**Input material:**

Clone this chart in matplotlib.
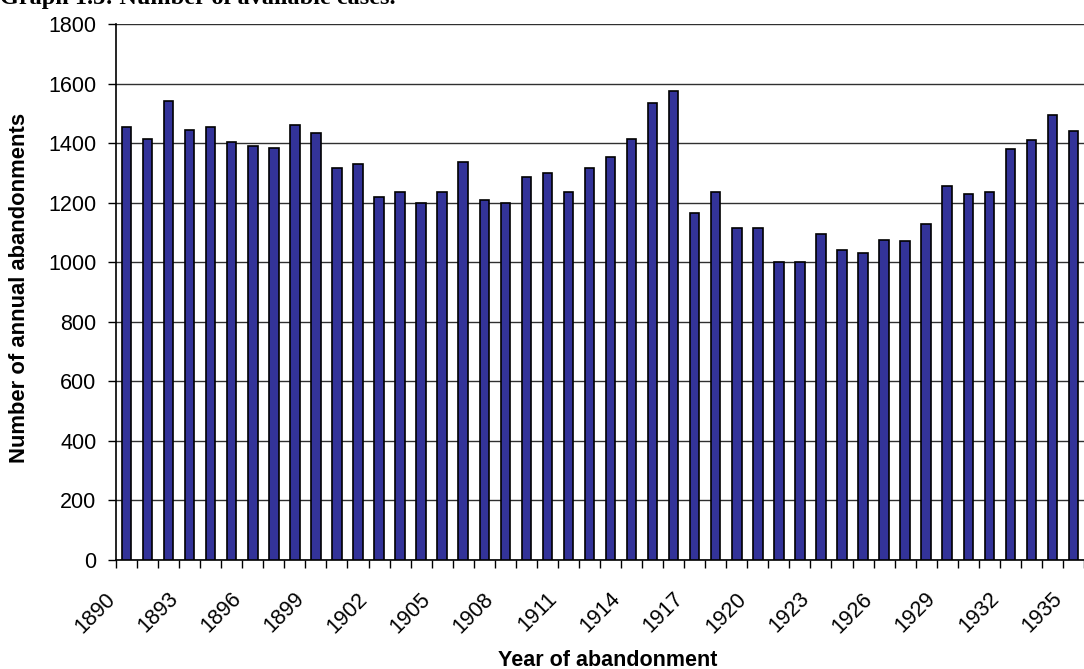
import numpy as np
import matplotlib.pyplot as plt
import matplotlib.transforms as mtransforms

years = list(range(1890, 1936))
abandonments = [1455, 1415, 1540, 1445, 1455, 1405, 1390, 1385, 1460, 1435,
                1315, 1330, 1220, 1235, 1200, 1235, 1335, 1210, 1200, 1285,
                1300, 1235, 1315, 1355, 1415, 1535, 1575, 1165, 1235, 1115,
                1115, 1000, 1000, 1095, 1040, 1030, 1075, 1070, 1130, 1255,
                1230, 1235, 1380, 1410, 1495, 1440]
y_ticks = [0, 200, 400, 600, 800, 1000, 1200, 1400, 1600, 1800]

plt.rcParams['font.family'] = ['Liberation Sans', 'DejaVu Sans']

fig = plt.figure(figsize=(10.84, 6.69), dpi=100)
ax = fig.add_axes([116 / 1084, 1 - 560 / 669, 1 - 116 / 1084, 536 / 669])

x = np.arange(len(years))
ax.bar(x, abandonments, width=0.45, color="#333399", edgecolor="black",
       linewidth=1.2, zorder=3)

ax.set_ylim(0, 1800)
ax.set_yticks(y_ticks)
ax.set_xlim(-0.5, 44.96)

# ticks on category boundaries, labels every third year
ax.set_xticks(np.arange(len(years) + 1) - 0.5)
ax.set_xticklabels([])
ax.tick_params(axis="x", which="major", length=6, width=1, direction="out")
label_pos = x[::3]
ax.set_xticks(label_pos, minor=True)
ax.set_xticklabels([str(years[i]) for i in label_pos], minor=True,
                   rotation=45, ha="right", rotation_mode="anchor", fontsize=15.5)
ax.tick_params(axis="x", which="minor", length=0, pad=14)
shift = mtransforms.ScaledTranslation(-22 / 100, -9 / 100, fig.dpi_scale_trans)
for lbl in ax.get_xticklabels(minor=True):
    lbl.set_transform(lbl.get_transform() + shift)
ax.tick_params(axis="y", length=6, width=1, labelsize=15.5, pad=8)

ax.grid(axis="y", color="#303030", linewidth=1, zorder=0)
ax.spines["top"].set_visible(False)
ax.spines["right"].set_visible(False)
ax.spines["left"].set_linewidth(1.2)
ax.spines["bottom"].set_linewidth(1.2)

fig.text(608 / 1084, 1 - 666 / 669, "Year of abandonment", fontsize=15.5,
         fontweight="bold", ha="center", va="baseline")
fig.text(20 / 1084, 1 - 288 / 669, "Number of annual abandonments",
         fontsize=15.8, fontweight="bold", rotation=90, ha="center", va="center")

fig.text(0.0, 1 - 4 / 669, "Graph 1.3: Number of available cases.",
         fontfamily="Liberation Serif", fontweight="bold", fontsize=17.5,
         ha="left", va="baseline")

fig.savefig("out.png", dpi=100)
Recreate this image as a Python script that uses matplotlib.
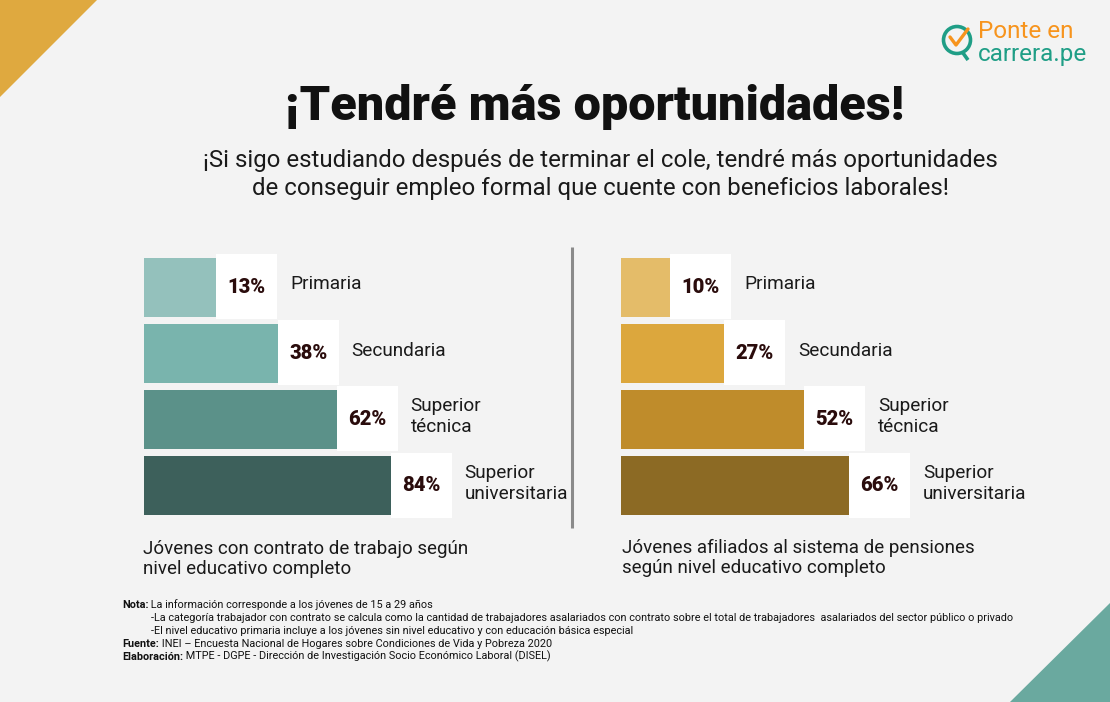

**Problem description:** Make an exact copy of every entry above, minus the images.

**Solution to this task:**
Clone this chart in matplotlib.
import numpy as np
import matplotlib.pyplot as plt
import matplotlib.transforms as mtransforms

years = list(range(1890, 1936))
abandonments = [1455, 1415, 1540, 1445, 1455, 1405, 1390, 1385, 1460, 1435,
                1315, 1330, 1220, 1235, 1200, 1235, 1335, 1210, 1200, 1285,
                1300, 1235, 1315, 1355, 1415, 1535, 1575, 1165, 1235, 1115,
                1115, 1000, 1000, 1095, 1040, 1030, 1075, 1070, 1130, 1255,
                1230, 1235, 1380, 1410, 1495, 1440]
y_ticks = [0, 200, 400, 600, 800, 1000, 1200, 1400, 1600, 1800]

plt.rcParams['font.family'] = ['Liberation Sans', 'DejaVu Sans']

fig = plt.figure(figsize=(10.84, 6.69), dpi=100)
ax = fig.add_axes([116 / 1084, 1 - 560 / 669, 1 - 116 / 1084, 536 / 669])

x = np.arange(len(years))
ax.bar(x, abandonments, width=0.45, color="#333399", edgecolor="black",
       linewidth=1.2, zorder=3)

ax.set_ylim(0, 1800)
ax.set_yticks(y_ticks)
ax.set_xlim(-0.5, 44.96)

# ticks on category boundaries, labels every third year
ax.set_xticks(np.arange(len(years) + 1) - 0.5)
ax.set_xticklabels([])
ax.tick_params(axis="x", which="major", length=6, width=1, direction="out")
label_pos = x[::3]
ax.set_xticks(label_pos, minor=True)
ax.set_xticklabels([str(years[i]) for i in label_pos], minor=True,
                   rotation=45, ha="right", rotation_mode="anchor", fontsize=15.5)
ax.tick_params(axis="x", which="minor", length=0, pad=14)
shift = mtransforms.ScaledTranslation(-22 / 100, -9 / 100, fig.dpi_scale_trans)
for lbl in ax.get_xticklabels(minor=True):
    lbl.set_transform(lbl.get_transform() + shift)
ax.tick_params(axis="y", length=6, width=1, labelsize=15.5, pad=8)

ax.grid(axis="y", color="#303030", linewidth=1, zorder=0)
ax.spines["top"].set_visible(False)
ax.spines["right"].set_visible(False)
ax.spines["left"].set_linewidth(1.2)
ax.spines["bottom"].set_linewidth(1.2)

fig.text(608 / 1084, 1 - 666 / 669, "Year of abandonment", fontsize=15.5,
         fontweight="bold", ha="center", va="baseline")
fig.text(20 / 1084, 1 - 288 / 669, "Number of annual abandonments",
         fontsize=15.8, fontweight="bold", rotation=90, ha="center", va="center")

fig.text(0.0, 1 - 4 / 669, "Graph 1.3: Number of available cases.",
         fontfamily="Liberation Serif", fontweight="bold", fontsize=17.5,
         ha="left", va="baseline")

fig.savefig("out.png", dpi=100)
Recreate this image as a Python script that uses matplotlib.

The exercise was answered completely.